TN: Did you keep any souvenirs? A piece of the costume, that sort of thing?

GW: I don't have anything today from the film so unless I gave it away, I don't believe I did.

TN: This was Glen Gruner's first and, at present, only directorial effort. What was he like to work with?

GW: He was fantastic. Very respectful. I remember he had this huge imagination and got very kid-like when explaining how he wanted a scene to go. It was important to him to keep the atmosphere on the set loose. When I say set, I should really say location, because as I recall, all my scenes were shot on location.

TN: What was your reaction after having seen the finished film for the first time?

GW: I thought it was a fun film. I didn't think it was going to win any awards.

TN: Was there ever a theatrical premiere or was this strictly a straight-to-video venture? What was the expectation for the film's performance?

GW: No theatrical premiere. Straight to video. I don't know what Glen's expectations were. He may have tried to find a distributor but I'm not certain.

TN: Have your friends and significant others seen the film? Do people ever ask you about it?

GW: Only family has seen it. Maybe a couple friends. Only since the internet revolution came about have I been occasionally asked about it, due to many segments of the film being on YouTube.

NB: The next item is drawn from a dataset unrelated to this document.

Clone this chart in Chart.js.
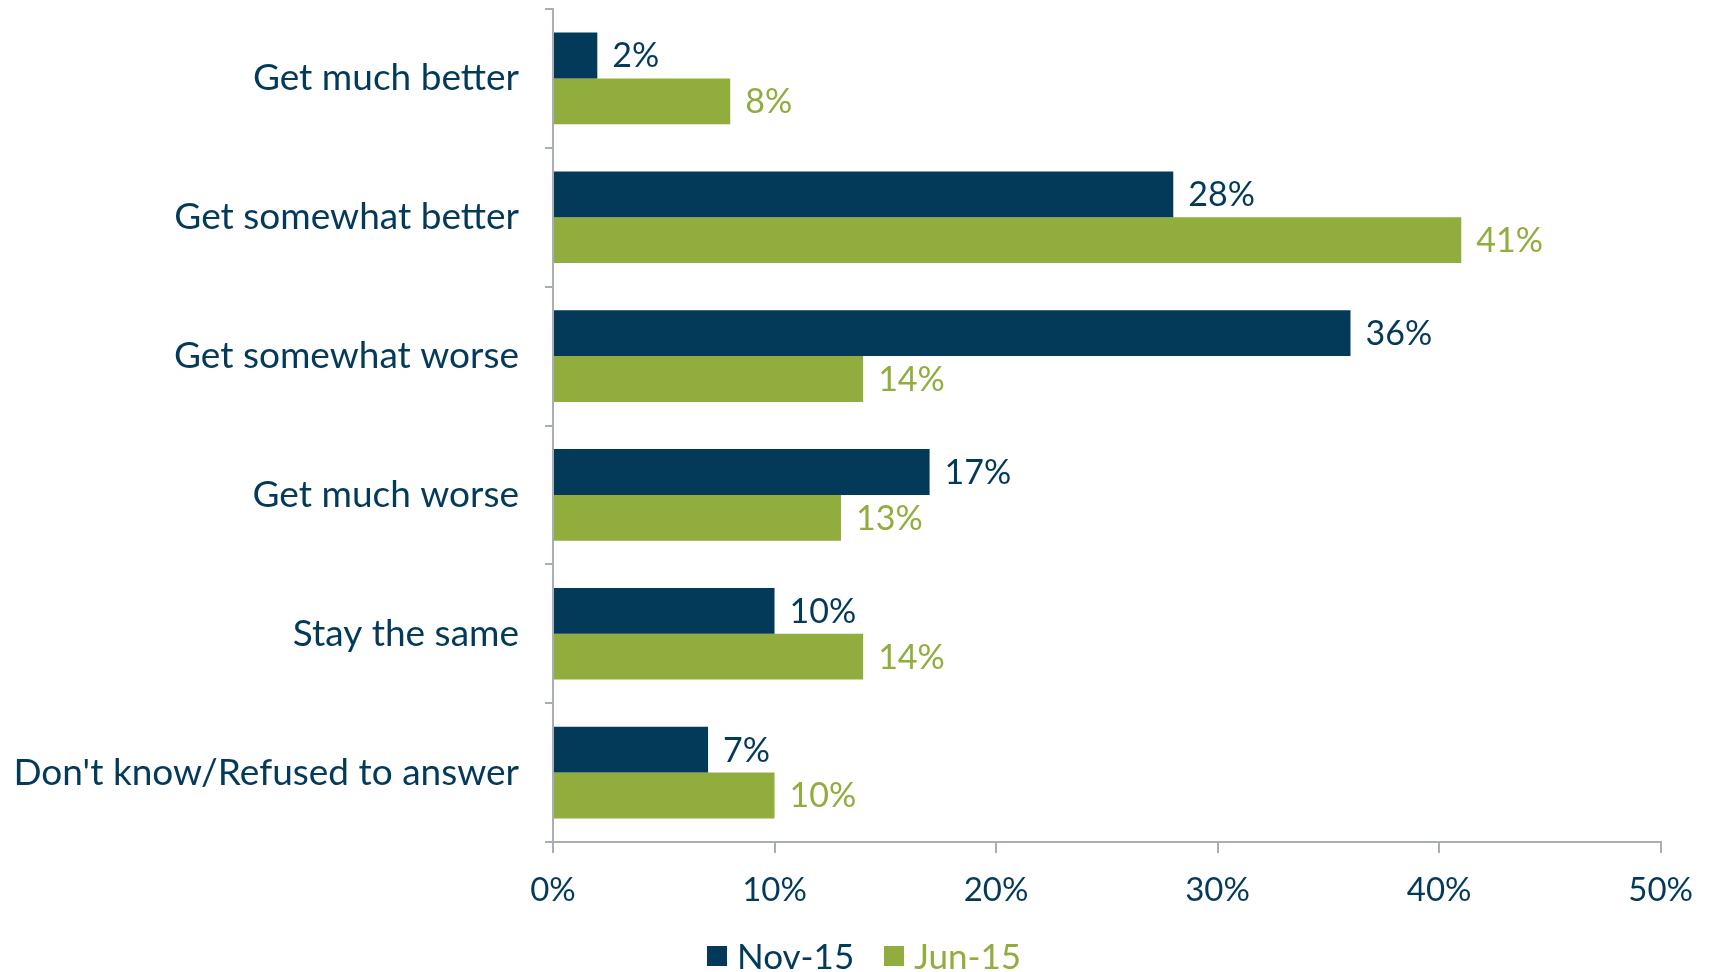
<!DOCTYPE html>
<html>
<head>
<meta charset="utf-8">
<script src="https://cdn.jsdelivr.net/npm/chart.js@4.4.1/dist/chart.umd.min.js"></script>
<style>
  html, body { margin: 0; padding: 0; background: #fff; }
  #wrap { width: 1711px; height: 972px; position: relative; }
  #legend {
    position: absolute; left: 707px; top: 934px;
    display: flex; align-items: center;
    font-family: Lato, "Open Sans", sans-serif; font-size: 35px; line-height: 42px;
  }
  #legend .item { display: flex; align-items: center; margin-right: 30px; }
  #legend .box { width: 20px; height: 20px; margin-right: 10px; margin-top: 2px; }
</style>
</head>
<body>
<div id="wrap">
  <canvas id="outlookChart"></canvas>
  <div id="legend"></div>
</div>
<script>
// data
const categories = ['Get much better', 'Get somewhat better', 'Get somewhat worse', 'Get much worse', 'Stay the same', "Don't know/Refused to answer"];
const nov15 = [2, 28, 36, 17, 10, 7];
const jun15 = [8, 41, 14, 13, 14, 10];
const xTicks = [0, 10, 20, 30, 40, 50];

const NAVY = '#033a5a';
const GREEN = '#90ad3e';
const AXIS = '#a9adb5';
const FONT = 'Lato, "Open Sans", sans-serif';

// value labels at the end of each bar, same colour as its series
const barLabels = {
    id: 'barLabels',
    afterDatasetsDraw(chart) {
        const ctx = chart.ctx;
        ctx.save();
        ctx.font = '34px ' + FONT;
        ctx.textBaseline = 'middle';
        ctx.textAlign = 'left';
        chart.data.datasets.forEach((ds, i) => {
            const meta = chart.getDatasetMeta(i);
            meta.data.forEach((bar, j) => {
                ctx.fillStyle = ds.backgroundColor;
                ctx.fillText(ds.data[j] + '%', bar.x + 15, bar.y + 1);
            });
        });
        ctx.restore();
    }
};

const chart = new Chart(document.getElementById('outlookChart'), {
    type: 'bar',
    data: {
        labels: categories,
        datasets: [
            { label: 'Nov-15', data: nov15, backgroundColor: NAVY },
            { label: 'Jun-15', data: jun15, backgroundColor: GREEN }
        ]
    },
    options: {
        indexAxis: 'y',
        responsive: true,
        maintainAspectRatio: false,
        animation: false,
        datasets: {
            bar: { categoryPercentage: 0.66, barPercentage: 1.0 }
        },
        layout: { padding: { top: 9, right: 40, left: 0, bottom: 0 } },
        scales: {
            x: {
                min: 0,
                max: 50,
                afterBuildTicks(axis) {
                    axis.ticks = xTicks.map(v => ({ value: v }));
                },
                afterFit(axis) { axis.height = 130; },
                border: { color: AXIS, width: 2 },
                grid: { drawOnChartArea: false, drawTicks: true, tickLength: 11, color: AXIS, lineWidth: 2 },
                ticks: {
                    color: NAVY,
                    padding: 18,
                    font: { family: FONT, size: 33 },
                    callback: v => v + '%'
                }
            },
            y: {
                afterFit(axis) {
                    axis.width = 553;
                    axis.paddingTop = 0;
                    axis.paddingBottom = 0;
                },
                border: { color: AXIS, width: 2 },
                grid: { offset: true, drawOnChartArea: false, drawTicks: true, tickLength: 8, color: AXIS, lineWidth: 2 },
                ticks: {
                    color: NAVY,
                    padding: 26,
                    font: { family: FONT, size: 37 }
                }
            }
        },
        plugins: {
            tooltip: { enabled: false },
            legend: { display: false }
        }
    },
    plugins: [barLabels]
});

// legend below the plot, text coloured like its series
const legendEl = document.getElementById('legend');
chart.data.datasets.forEach(ds => {
    const item = document.createElement('div');
    item.className = 'item';
    item.style.color = ds.backgroundColor;
    item.innerHTML = '<span class="box" style="background:' + ds.backgroundColor + '"></span><span>' + ds.label + '</span>';
    legendEl.appendChild(item);
});
</script>
</body>
</html>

TN: How recently have you personally watched The Skid Kid and how do you feel about it today? And if it were to attain the kind of cult status that, for instance, Troll 2 has enjoyed, do you think that would that change the way you view the film?

GW: I haven't watched the film in many years. Only just recently because of this interview, my family and I watched a couple scenes online. I feel the same about it today as I did then. Fun for what it is but not in the category of exceptional filmmaking. Cult status would be fun, but I don't think it would change my view of the film.

TN: The Skid Kid isn't the only time you've worked professionally with your siblings -- you currently run a commercial production company, The Wolf Brothers, with your brother Michael. What's that experience been like?

GW: It's been amazing. We are developing our director's reel as we speak, writing and directing our own spots, furthering ourselves as commodities in the commercial production marketplace.

TN: One final question -- how exactly are Scooter and Steven Spielberg related?

GW: almost got me. Only Scooter and Steven know that. And that's the way we'll keep it.